Scope clauses embedded in mainline U.S. airline pilot contracts have effectively blocked the Embraer E175-E2 from entering commercial service in North America, despite the aircraft offering substantial operational improvements over its predecessor. The E175-E2 — the newest-generation variant of Embraer's widely operated E-Jet family — features Pratt & Whitney GTF engines, a redesigned wing, and significantly improved fuel burn, but its maximum takeoff weight (MTOW) of approximately 105,600 pounds places it well above the threshold written into scope clause language at the major U.S. network carriers. Those clauses, found in contracts at United, Delta, and American, typically cap regional jets at 76 seats and an MTOW of around 86,000 pounds. The E175-E1, grandfathered into that framework, fits cleanly. The E175-E2, which carries the same 76-seat cabin limit, does not — solely because of weight, not passenger capacity.
The scope clause construct exists as a negotiated protection mechanism between mainline pilot groups, primarily represented by ALPA, and their carriers. The underlying concern is straightforward: if regional affiliates operating under capacity purchase agreements can fly progressively larger, more capable aircraft, work that would otherwise flow to mainline pilots gets siphoned off at lower contractual pay rates. The 86,000-pound weight ceiling was never written with the E175-E2 in mind; it was calibrated to a prior generation of hardware. But pilot unions have consistently declined to renegotiate scope terms that would allow the E2 variant in, viewing any relaxation as a concession that risks opening a door to further erosion of mainline flying. The result is a structural market failure: a demonstrably more efficient aircraft sits commercially idle in the U.S. regional market not because of safety concerns, performance shortfalls, or certification issues, but because of collective bargaining language written when the aircraft did not yet exist.
For regional operators and their mainline partners, the stakes are considerable. Carriers operating E175-E1 fleets under capacity purchase agreements — SkyWest, Mesa, and others — face aging fleets and mounting pressure on unit economics. The E175-E2 would offer meaningful reductions in fuel consumption and maintenance costs per departure, directly improving the economics of thin regional routes that support spoke connectivity across the network. The regional industry has been structurally stressed for several years, constrained by the pilot shortage, rising crew costs, and the difficulty of attracting new-entrant pilots to lower regional pay scales. A more economically efficient airframe would partially offset those pressures, but it remains inaccessible to the operators who need it most.

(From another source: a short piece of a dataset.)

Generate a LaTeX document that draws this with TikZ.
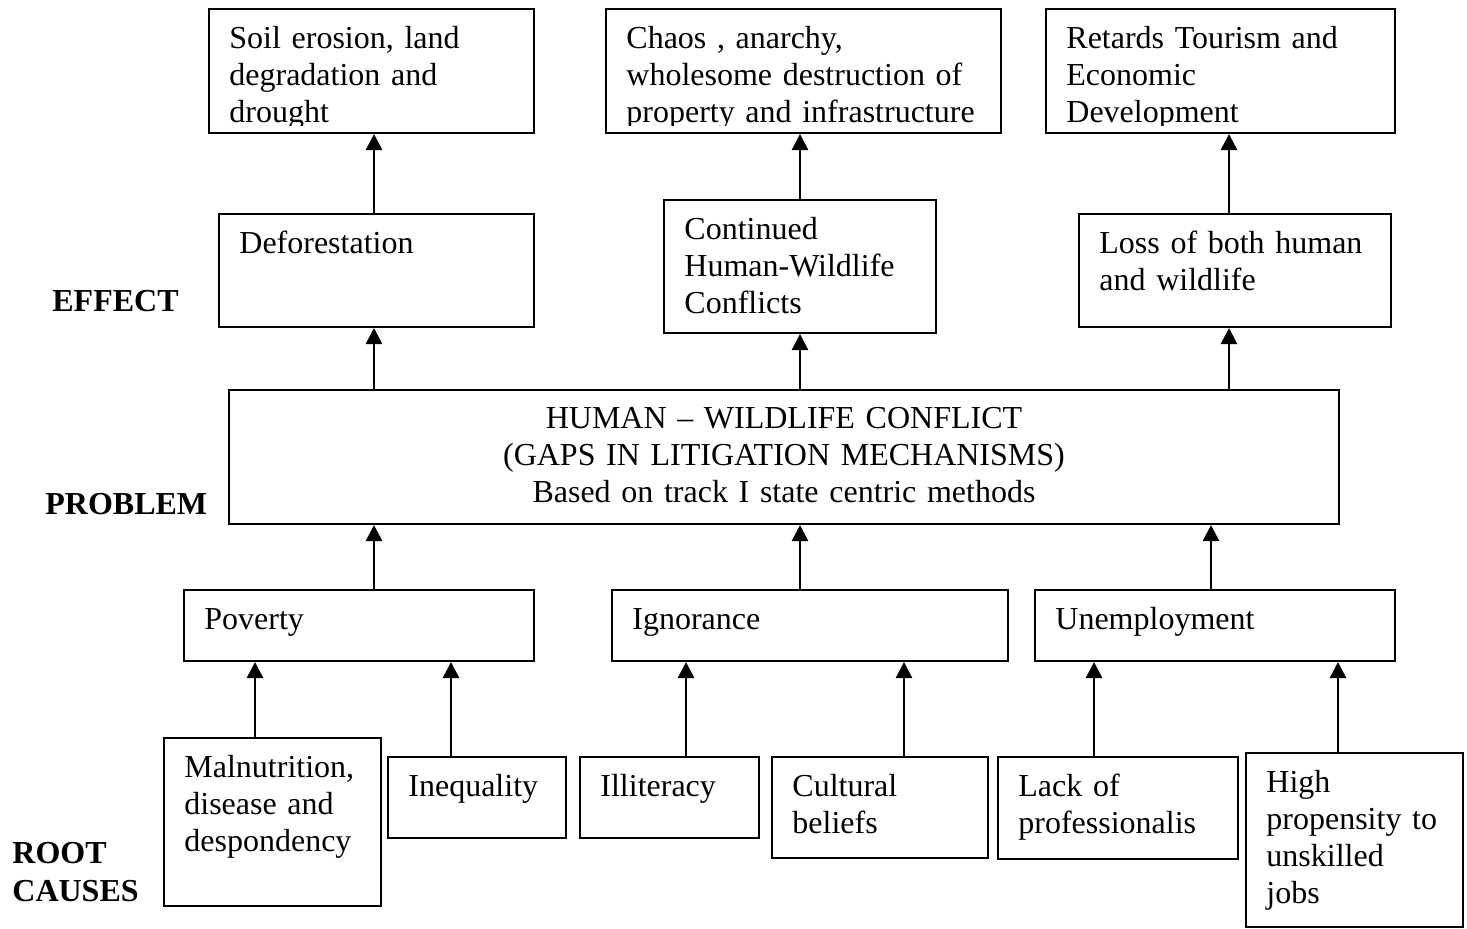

The broader context is a tension between labor protection mechanisms designed for an earlier aviation market and the pace of airframe development. Scope clauses were instrumental in preventing the wholesale outsourcing of mainline flying during the regional jet expansion of the 1990s and 2000s, and they provided real career protections for pilots at a time when management was aggressively shifting flying to lower-cost affiliates. However, the E175-E2 situation illustrates how inflexible contract language can become misaligned with operational reality. The aircraft seats no more passengers than the E175-E1; its higher MTOW is largely a byproduct of structural and propulsion upgrades that make it more capable and efficient, not larger in terms of competitive encroachment on mainline flying. Embraer has found robust demand for E2 variants in international markets but has been largely shut out of the U.S. regional market — historically one of the most important in the world for the E-Jet program — precisely because of this impasse.
Resolution would require mainline pilot unions to accept scope clause modifications in exchange for some combination of enhanced pay, accelerated upgrade timelines, or other contractual gains — a trade that has proven politically and practically difficult to execute at the bargaining table. Until a negotiated modification occurs, U.S. regional operators will continue flying the E175-E1 past its optimal economic life cycle while a purpose-built successor sits on the sidelines. For pilots at both the mainline and regional level, and for the operators managing fleet transitions, this remains one of the more consequential unresolved tensions in U.S. commercial aviation labor relations.